Choseness Without Exclusion
Rabbi Noa Kushner wrote a wonderfully enlightened essay, “American Sinai,” for the Sapir journal. She very clearly expresses a radically inclusive approach. My favorite parts:
In our era (as well as others), spheres of Jewish commitment and Jewish ethnicity may overlap, but they are not the same. Rather than drawing our circle of chosenness solely around those who have converted or who were born Jewish, we might instead draw that circle wider, including all who participate in Jewish life, whose Jewish actions and faith speak repeatedly over time. It is possible that to be chosen is not only a designation at birth or conversion.
In my community, we ask for the action, the participation, first. Instead of asking a newcomer whether he or she is Jewish, we ask: “Are you coming for Shabbat on Friday?”
It is possible to display commitment to the covenant, even if that covenant is not sealed. If the barrier to entry is not primarily one’s pedigree but rather one’s participation, sustained over time, the commitment is undeniable. In this version of chosenness, any claim of ethnic bias or genetic superiority as it relates to “chosenness” is unfounded. Being chosen is now equal opportunity, a lesson gained from America itself.
Hopefully more rabbis will adopt similar views.
More Conservative News
Right after the July newsletter went out, the Hartman Institute’s Sources journal published an essay by Rabbi Aaron Brusso that I found very upsetting. As I explain in the Times of Israel blogs, he says not only that marriages of interfaith couples are not Jewish marriages so a rabbi cannot officiate in accord with halakhah, but worse, that Jewish traditions are only for Jews, and not their partners from different faith backgrounds, absent conversion.
Rabbi Brusso leads the Conservative movement’s “collective process” currently underway to respond to interfaith marriage. Given his views, it’s hard to be optimistic that that process will result in a more inclusive approach.
Then JTA ran a story about Rabbi Ari Yehuda Saks resigning from the Rabbinical Assembly after it opened an investigation into his officiating at weddings of interfaith couples. He is quoted as saying, “By continuing to equate rabbinic participation in intermarriage ceremonies with an ethical violation the RA is sending a message to Conservative rabbis and the Conservative Jewish community at large that marrying a non-Jew is ethically and morally wrong, which is a statement believed only by very few on the fringes of our community.” Rabbi Saks also explains his decision, and his thinking, in a very interesting podcast.

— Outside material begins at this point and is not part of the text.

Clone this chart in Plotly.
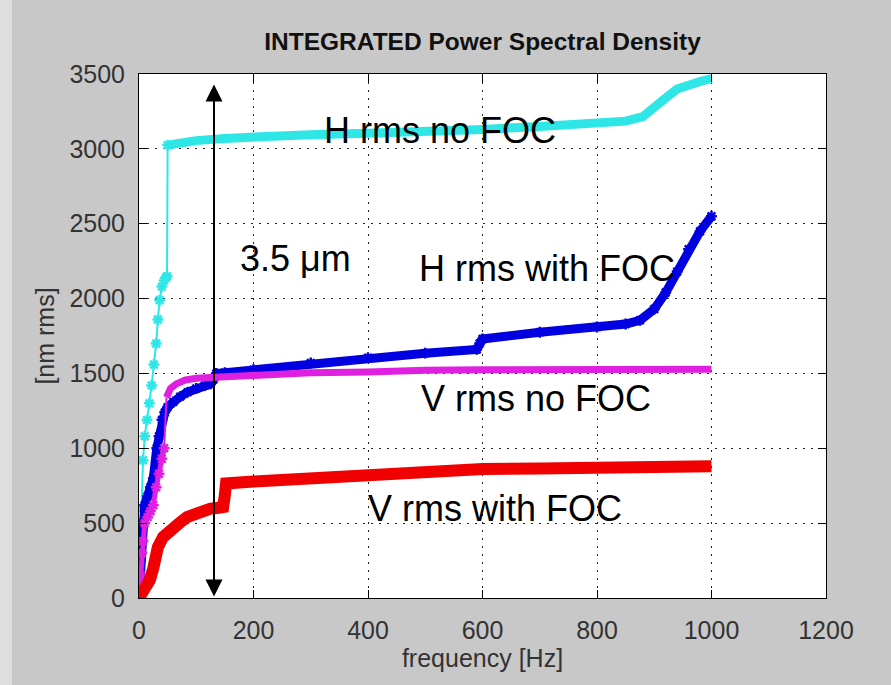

In the meantime, the Forward had a nice story about a young rabbi taking the pulpit of the Conservative synagogue in Charleston, West Virginia – he notes that many interfaith couples are in the congregation. And the Jewish Week reported that Curtis Sliwa, the Republican candidate for mayor who is Catholic, attended the bar mitzvahs of his two Jewish sons; “At the latest one, he opened the Torah ark and joined the procession carrying the Torah. He was so insistent on participating that Katz left her family’s longtime Conservative congregation for a Reform synagogue that allowed him to stand on the bimah as a non-Jew.”
Also in the News
A fascinating podcast from Project Ruth, an Orthodox conversion program, about the remarkable journey of our friend Eleanor Harrison Bregman, from Protestant minister, to working at a synagogue, to converting under Orthodox auspices. One of my favorite parts: the (presumably Orthodox) co-host of the podcast acknowledged that a parent who is not Jewish could raise Jewish children.
Two nice stories from Houston this month: “Jewish community embraces interfaith families with help from 18Doors,” a concrete example of the impact of 18Doors’ B’Yachad program that “aims to strengthen belonging and inclusion for interfaith couples and families across Jewish communal life”; and a sweet story about the impact of Honeymoon Israel, including on interfaith couples: “Spreading the love: Houston young adults celebrate Jewish holiday of Tu B’Av.”
A nice story about Congregation Ner Tamid in Atlanta: “We are proud to be a community where interfaith families feel not only welcomed, but fully embraced…. Many of our families include partners from different faith traditions, and we see that as a strength. Our services and programs are designed to be accessible, meaningful, and respectful of every individual’s path.”